Все русское вознегодовало в Герцене при этих словах, все революционное в нем восстало. Ему стоило больших усилий воздержаться от резкостей.
«Я с глубоким прискорбием, — писал Герцен в этюде „Русский народ и социализм“, который он опубликовал как „Письмо к Жюлю Мишле“, — прочел ваши озлобленные слова.
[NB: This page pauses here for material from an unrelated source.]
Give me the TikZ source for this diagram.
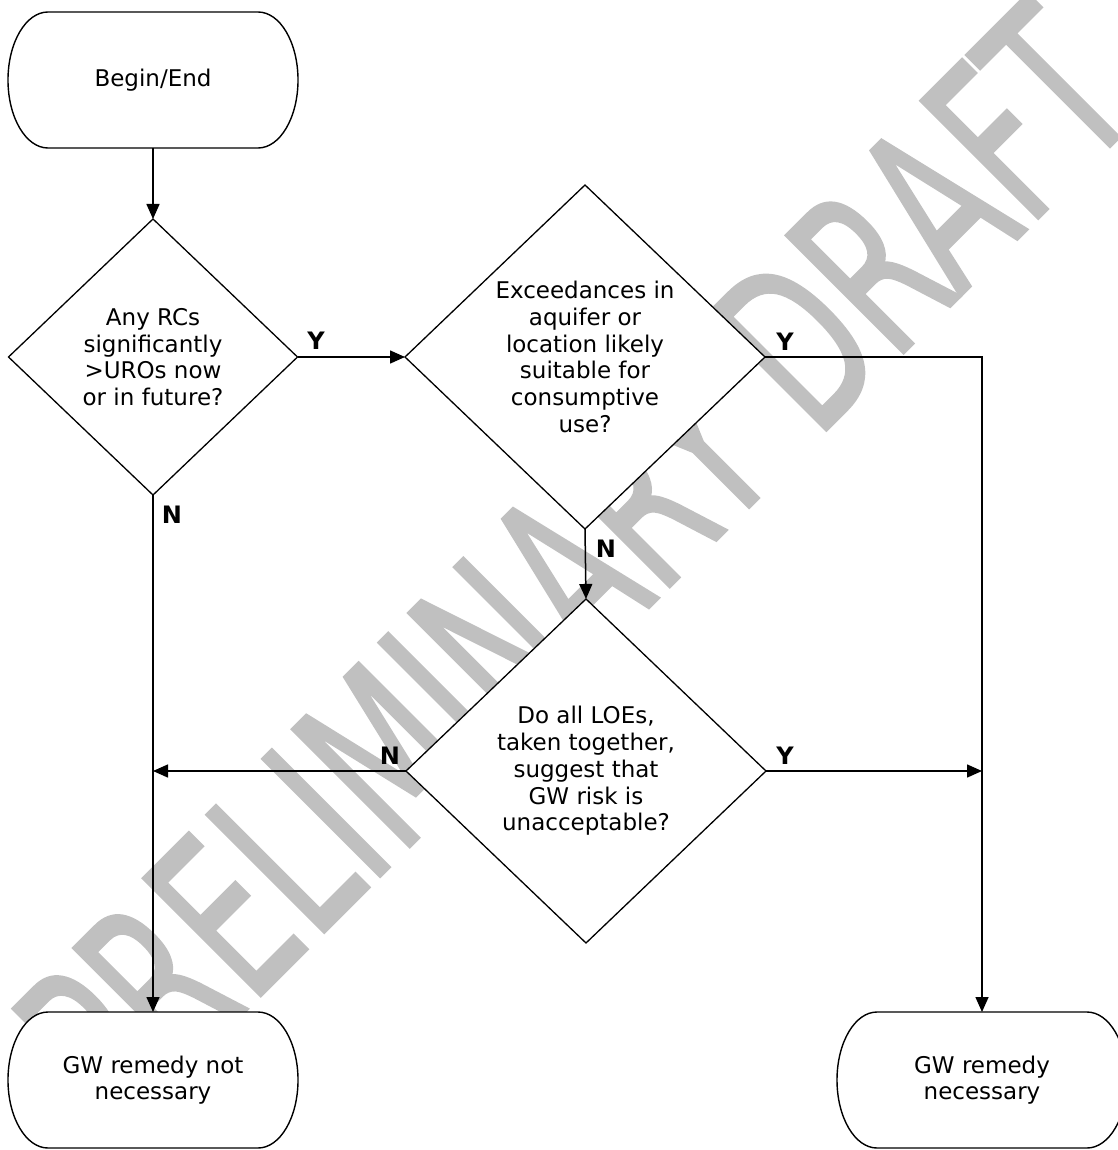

Печальный, с тоскою в сердце, я, признаюсь, напрасно искал в них историка философа и прежде всего любящего человека, которого мы все знаем и любим…»
Герцен понимал, что произведение знаменитого историка, поражающее своим невежеством, вызвано симпатиями к Польше.
«Польша и Россия, — втолковывал Герцен своему невольному оппоненту, — подавлены общим врагом».
Этот пристрастный и, по существу, малограмотный, антирусский памфлет Мишле отказывал России во всем, С какой грустной иронией замечает Герцен:
«Одно из лиц Шекспира, не зная, чем унизить презренного противника, говорит ему: „Я сомневаюсь даже в твоем существовании!“ Вы пошли далее, для вас несомненно, что русская литература не существует».
Герцен объясняет Мишле его политическую ошибку, в которую он, как и большинство иностранцев, пишущих о России, впадает в своих суждениях об этой великой и несчастной стране:
«…Слишком много занимаются Россиею императорскою, Россиею официальной и слишком мало Россиею народной, Россиею безгласной».
Конечно, Мишле был потрясен и не мог не признать правоты Герцена, читая эти глубокие, полные мудрой горечи мысли, отличающиеся своей жизненной долговечностью.
Сам Герцен ставил «Русский народ и социализм» в ряд своих наиболее удачных произведений. Можно спорить с ним, но надо признать, что оно было в ту пору выражением его коренной мысли о судьбе русского народа и стало одним из тех источников, из которых выросло движение, известное под именем народничества.